■ **Exercise**
Please print exactly the lines below, from the start of the material up to and including the line with "var rightTicks = [-10, 0, 10, 20, 30, 40];", but none of the pictures.

■ **Recorded information**
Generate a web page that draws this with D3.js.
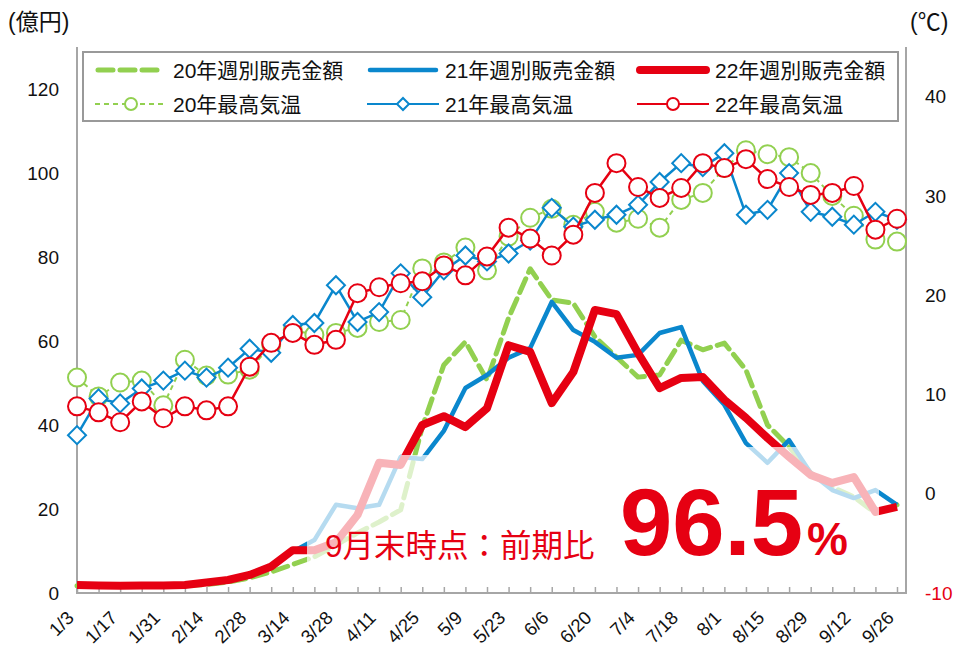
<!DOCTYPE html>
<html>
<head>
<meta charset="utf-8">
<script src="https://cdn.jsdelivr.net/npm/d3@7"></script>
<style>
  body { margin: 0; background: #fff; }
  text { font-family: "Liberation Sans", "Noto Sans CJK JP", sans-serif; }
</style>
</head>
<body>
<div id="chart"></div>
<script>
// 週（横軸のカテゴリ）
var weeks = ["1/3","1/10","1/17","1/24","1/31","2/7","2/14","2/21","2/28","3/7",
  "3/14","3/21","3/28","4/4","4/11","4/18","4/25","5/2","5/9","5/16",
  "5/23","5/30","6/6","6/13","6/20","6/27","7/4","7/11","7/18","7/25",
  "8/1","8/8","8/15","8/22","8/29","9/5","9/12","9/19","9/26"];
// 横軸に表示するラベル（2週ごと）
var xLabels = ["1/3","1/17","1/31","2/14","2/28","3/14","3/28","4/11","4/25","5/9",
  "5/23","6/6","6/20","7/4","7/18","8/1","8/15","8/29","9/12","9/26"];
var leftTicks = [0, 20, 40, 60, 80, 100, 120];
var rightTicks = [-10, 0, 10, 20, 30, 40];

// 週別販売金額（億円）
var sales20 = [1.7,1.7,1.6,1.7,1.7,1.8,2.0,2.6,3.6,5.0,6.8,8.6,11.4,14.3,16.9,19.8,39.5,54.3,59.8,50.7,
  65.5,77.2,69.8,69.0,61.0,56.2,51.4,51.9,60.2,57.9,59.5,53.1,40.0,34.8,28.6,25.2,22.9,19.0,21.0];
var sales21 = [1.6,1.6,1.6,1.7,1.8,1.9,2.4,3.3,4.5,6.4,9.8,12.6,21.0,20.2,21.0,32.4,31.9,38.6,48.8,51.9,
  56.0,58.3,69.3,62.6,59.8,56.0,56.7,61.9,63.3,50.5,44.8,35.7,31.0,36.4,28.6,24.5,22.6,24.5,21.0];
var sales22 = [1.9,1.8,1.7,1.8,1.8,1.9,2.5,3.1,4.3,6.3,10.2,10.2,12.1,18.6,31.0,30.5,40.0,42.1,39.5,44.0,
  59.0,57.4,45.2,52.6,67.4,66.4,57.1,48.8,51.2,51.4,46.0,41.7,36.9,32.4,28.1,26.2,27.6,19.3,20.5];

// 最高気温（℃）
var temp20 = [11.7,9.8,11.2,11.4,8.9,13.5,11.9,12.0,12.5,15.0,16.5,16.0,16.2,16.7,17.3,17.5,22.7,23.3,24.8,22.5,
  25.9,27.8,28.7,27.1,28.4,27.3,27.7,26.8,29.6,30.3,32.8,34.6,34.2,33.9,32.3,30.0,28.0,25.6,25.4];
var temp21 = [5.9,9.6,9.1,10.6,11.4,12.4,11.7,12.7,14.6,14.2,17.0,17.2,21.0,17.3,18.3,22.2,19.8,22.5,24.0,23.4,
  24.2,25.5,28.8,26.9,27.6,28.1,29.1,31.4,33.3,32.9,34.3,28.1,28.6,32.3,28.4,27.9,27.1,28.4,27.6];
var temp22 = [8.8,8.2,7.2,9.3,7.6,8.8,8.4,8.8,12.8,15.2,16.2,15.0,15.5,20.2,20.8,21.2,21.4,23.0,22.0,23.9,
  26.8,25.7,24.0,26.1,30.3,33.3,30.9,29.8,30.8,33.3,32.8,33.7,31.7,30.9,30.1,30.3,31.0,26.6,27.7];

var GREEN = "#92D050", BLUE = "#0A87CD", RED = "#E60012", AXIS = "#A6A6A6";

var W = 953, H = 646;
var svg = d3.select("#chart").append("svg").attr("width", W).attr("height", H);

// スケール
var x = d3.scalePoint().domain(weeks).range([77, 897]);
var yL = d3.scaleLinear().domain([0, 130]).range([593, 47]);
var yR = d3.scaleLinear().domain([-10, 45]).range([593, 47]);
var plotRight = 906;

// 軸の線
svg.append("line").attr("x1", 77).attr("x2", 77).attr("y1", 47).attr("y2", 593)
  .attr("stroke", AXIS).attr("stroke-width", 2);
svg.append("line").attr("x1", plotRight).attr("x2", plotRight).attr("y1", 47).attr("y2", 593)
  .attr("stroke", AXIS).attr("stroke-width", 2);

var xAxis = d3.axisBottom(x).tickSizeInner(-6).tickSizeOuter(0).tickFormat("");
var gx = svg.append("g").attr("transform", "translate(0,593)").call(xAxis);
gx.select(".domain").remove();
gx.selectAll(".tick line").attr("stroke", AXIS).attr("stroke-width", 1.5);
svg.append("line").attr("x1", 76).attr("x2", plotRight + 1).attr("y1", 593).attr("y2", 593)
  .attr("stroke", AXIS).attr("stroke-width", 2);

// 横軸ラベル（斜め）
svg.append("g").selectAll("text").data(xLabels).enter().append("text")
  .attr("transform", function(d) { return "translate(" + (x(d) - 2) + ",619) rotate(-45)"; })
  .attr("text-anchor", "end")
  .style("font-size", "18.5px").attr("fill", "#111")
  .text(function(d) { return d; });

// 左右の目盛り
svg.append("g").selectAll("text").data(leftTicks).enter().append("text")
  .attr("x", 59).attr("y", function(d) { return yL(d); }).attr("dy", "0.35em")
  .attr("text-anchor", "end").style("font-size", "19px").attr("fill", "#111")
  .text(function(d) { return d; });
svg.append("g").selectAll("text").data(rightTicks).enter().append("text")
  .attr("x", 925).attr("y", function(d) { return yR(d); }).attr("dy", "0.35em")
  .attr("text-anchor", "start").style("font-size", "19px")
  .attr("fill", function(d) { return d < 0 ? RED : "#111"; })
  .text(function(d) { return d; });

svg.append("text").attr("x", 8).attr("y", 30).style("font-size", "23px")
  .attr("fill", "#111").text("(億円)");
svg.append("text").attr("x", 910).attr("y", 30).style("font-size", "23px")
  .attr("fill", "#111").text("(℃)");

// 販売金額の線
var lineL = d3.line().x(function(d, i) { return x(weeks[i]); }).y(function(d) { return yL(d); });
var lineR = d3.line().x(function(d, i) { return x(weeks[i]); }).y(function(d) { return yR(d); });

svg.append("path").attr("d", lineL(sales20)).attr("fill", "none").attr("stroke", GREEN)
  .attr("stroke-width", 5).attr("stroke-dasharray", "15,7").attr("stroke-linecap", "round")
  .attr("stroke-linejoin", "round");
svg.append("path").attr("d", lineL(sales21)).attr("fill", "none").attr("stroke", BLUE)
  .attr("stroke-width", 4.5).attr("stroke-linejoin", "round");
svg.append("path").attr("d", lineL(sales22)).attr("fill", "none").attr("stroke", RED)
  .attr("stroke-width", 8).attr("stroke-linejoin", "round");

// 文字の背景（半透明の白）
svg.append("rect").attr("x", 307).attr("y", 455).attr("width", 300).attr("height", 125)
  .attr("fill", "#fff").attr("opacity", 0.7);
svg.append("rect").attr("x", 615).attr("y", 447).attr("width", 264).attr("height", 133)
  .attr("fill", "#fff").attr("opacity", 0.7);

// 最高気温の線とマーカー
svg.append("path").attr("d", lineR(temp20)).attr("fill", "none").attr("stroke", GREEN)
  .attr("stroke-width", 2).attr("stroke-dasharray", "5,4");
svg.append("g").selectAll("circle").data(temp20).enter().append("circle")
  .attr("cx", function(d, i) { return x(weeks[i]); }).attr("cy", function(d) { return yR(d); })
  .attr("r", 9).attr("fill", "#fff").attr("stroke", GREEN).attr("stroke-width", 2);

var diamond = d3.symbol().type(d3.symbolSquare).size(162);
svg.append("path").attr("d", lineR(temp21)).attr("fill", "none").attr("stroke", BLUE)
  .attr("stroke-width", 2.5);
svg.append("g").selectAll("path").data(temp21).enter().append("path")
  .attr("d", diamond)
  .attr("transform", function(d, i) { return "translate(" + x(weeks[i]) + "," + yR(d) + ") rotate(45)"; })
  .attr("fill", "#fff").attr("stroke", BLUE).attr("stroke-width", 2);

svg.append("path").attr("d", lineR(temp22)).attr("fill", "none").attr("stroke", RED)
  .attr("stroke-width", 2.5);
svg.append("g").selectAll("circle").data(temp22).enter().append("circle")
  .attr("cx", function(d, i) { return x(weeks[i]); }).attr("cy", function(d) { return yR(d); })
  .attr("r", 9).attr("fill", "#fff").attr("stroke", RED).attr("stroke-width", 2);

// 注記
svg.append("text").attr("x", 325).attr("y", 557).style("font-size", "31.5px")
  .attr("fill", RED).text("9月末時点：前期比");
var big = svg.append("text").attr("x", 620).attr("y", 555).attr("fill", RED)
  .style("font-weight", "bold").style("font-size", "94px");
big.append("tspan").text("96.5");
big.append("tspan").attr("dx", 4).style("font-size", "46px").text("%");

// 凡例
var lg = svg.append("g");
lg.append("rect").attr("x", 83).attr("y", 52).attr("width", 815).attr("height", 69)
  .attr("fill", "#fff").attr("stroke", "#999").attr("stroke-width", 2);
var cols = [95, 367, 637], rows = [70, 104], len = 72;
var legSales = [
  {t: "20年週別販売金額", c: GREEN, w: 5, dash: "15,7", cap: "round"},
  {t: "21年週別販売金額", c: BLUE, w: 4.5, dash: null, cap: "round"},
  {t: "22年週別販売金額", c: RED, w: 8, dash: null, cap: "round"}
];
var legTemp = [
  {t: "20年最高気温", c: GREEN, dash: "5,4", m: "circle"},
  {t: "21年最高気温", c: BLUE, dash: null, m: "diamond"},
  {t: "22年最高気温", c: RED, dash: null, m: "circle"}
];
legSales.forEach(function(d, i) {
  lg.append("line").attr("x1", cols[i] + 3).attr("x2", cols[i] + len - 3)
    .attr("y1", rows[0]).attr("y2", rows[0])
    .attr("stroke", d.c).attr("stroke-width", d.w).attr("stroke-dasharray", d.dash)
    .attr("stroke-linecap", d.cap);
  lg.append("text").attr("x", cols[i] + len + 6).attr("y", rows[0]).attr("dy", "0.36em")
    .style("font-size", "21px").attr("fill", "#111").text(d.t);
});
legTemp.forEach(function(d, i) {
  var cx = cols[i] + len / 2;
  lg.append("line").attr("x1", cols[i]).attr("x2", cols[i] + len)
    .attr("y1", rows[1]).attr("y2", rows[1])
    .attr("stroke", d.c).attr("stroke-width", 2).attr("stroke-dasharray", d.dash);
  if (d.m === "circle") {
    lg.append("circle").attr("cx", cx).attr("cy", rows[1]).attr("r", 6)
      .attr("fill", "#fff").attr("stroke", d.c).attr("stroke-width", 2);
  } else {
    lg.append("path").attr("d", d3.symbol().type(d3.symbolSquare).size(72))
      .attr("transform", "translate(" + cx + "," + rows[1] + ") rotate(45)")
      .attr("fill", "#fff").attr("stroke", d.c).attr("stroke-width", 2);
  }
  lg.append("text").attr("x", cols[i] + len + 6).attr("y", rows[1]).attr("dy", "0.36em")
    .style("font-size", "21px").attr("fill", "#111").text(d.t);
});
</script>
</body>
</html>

■ **Task answer**
Generate a web page that draws this with D3.js.
<!DOCTYPE html>
<html>
<head>
<meta charset="utf-8">
<script src="https://cdn.jsdelivr.net/npm/d3@7"></script>
<style>
  body { margin: 0; background: #fff; }
  text { font-family: "Liberation Sans", "Noto Sans CJK JP", sans-serif; }
</style>
</head>
<body>
<div id="chart"></div>
<script>
// 週（横軸のカテゴリ）
var weeks = ["1/3","1/10","1/17","1/24","1/31","2/7","2/14","2/21","2/28","3/7",
  "3/14","3/21","3/28","4/4","4/11","4/18","4/25","5/2","5/9","5/16",
  "5/23","5/30","6/6","6/13","6/20","6/27","7/4","7/11","7/18","7/25",
  "8/1","8/8","8/15","8/22","8/29","9/5","9/12","9/19","9/26"];
// 横軸に表示するラベル（2週ごと）
var xLabels = ["1/3","1/17","1/31","2/14","2/28","3/14","3/28","4/11","4/25","5/9",
  "5/23","6/6","6/20","7/4","7/18","8/1","8/15","8/29","9/12","9/26"];
var leftTicks = [0, 20, 40, 60, 80, 100, 120];
var rightTicks = [-10, 0, 10, 20, 30, 40];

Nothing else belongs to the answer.